Después del párroco, Don Bosco se acercó como pudo al púlpito para dirigir unas palabras a los misioneros. El silencio absoluto permitió escuchar nítidamente la voz de ese hombre de sesenta años gastado por el trabajo entre los jóvenes más pobres:
“De este modo, nosotros damos principio a una gran obra”.
“¿Quién sabe si no será como un granito de mijo o de mostaza, que poco a poco se irá extendiendo para hacer un gran bien?”.
“Les recomiendo con particular insistencia la dolorosa situación de muchas familias italianas que viven dispersas en aquellas ciudades”.
“Hay grandes tribus de indígenas, habitantes de la Pampa, de la Patagonia y de algunas islas que la circundan”.
“A todos les dejo escritos algunos recuerdos. Que sean como un testamento para los que van a lejanas comarcas y no tendrán el gusto de ver más esta tierra”.
“En cualquier lugar del globo en que se hallen, no olviden que aquí, en Italia, tienen a un padre que los ama en el Señor, a una Congregación que piensa en ustedes y siempre los acogerá como a hermanos”.
“Deberán afrontar todo tipo de fatigas, de sacrificios, de peligros, pero no teman. Dios está con ustedes. Con San Pablo dirán: ‘Todo lo puedo en aquel que me conforta’”.
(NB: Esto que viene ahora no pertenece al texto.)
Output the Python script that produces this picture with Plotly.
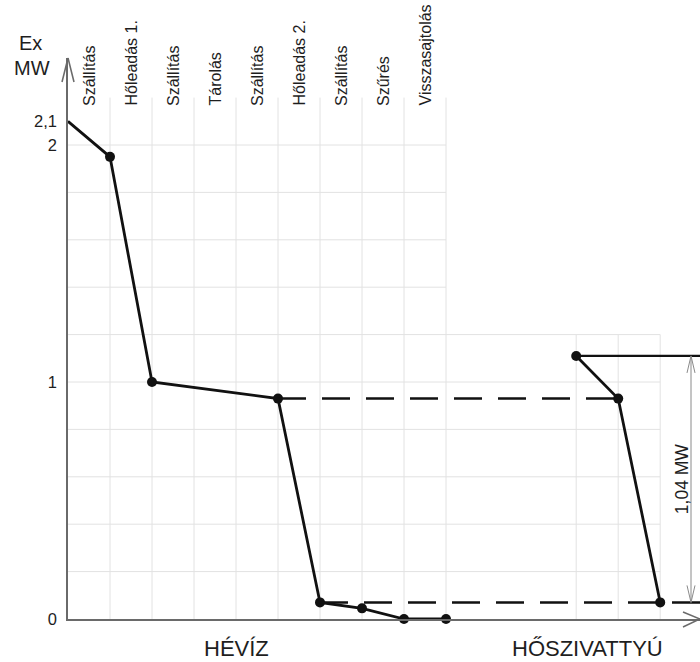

Terminadas las palabras, de las que apenas transcribimos algunos renglones, vino la bendición de Don Bosco y luego la última despedida. Los misioneros atravesaron la multitud entre llantos, besos y abrazos hasta llegar a las puertas de la iglesia. Afuera los esperaban los carros que los llevarían enseguida a la estación de tren. De allí partirían hacia Génova para embarcarse.
Don Bosco quiso entregar personalmente en ese momento a cada uno de los misioneros una hojita con los consejos que les había escrito a modo de testamento en una vieja libretita que lo acompañaba en sus viajes en tren y que aún se conserva. El secretario don Berto había hecho las copias para cada uno en letra más prolija, que después Don Bosco mismo había rubricado. A continuación, algunos de esos veinte consejos que los salesianos seguimos releyendo una y otra vez, hasta el día de hoy, para no olvidarlos:
“Busquen almas, no dinero, honores, ni dignidades” (1).
“Cuiden especialmente a los enfermos, a los niños, a los ancianos y a los pobres, y atraerán las bendiciones de Dios y la benevolencia de los hombres” (5).
“Amen y respeten a las otras órdenes religiosas y hablen siempre bien de ellas. Este es el medio para hacerse apreciar de todos y promover el bien de la Congregación” (10).
“Tengan cuidado de la salud. Trabajen, pero solamente lo que les permitan sus fuerzas” (11).
“Obren de modo que el mundo conozca que son pobres: en la ropa, en la comida, en las habitaciones y serán ricos ante Dios y serán dueños de los corazones de los hombres” (12).
“Entre ustedes, ámense, corríjanse; pero no se tengan envidia ni rencor. Al contrario, el bien de uno sea el de todos; las penas y los sufrimientos de unos sean las penas y los sufrimientos de todos” (13).
“Cada mañana encomienden a Dios las ocupaciones del día; especialmente las confesiones, las clases, la catequesis y los sermones” (15).
“Recomienden constantemente la devoción a Jesús Sacramentado y a María Auxiliadora” (16).
“En las fatigas y en los sufrimientos, no olviden que tenemos un gran premio preparado en el Cielo. Amén” (20).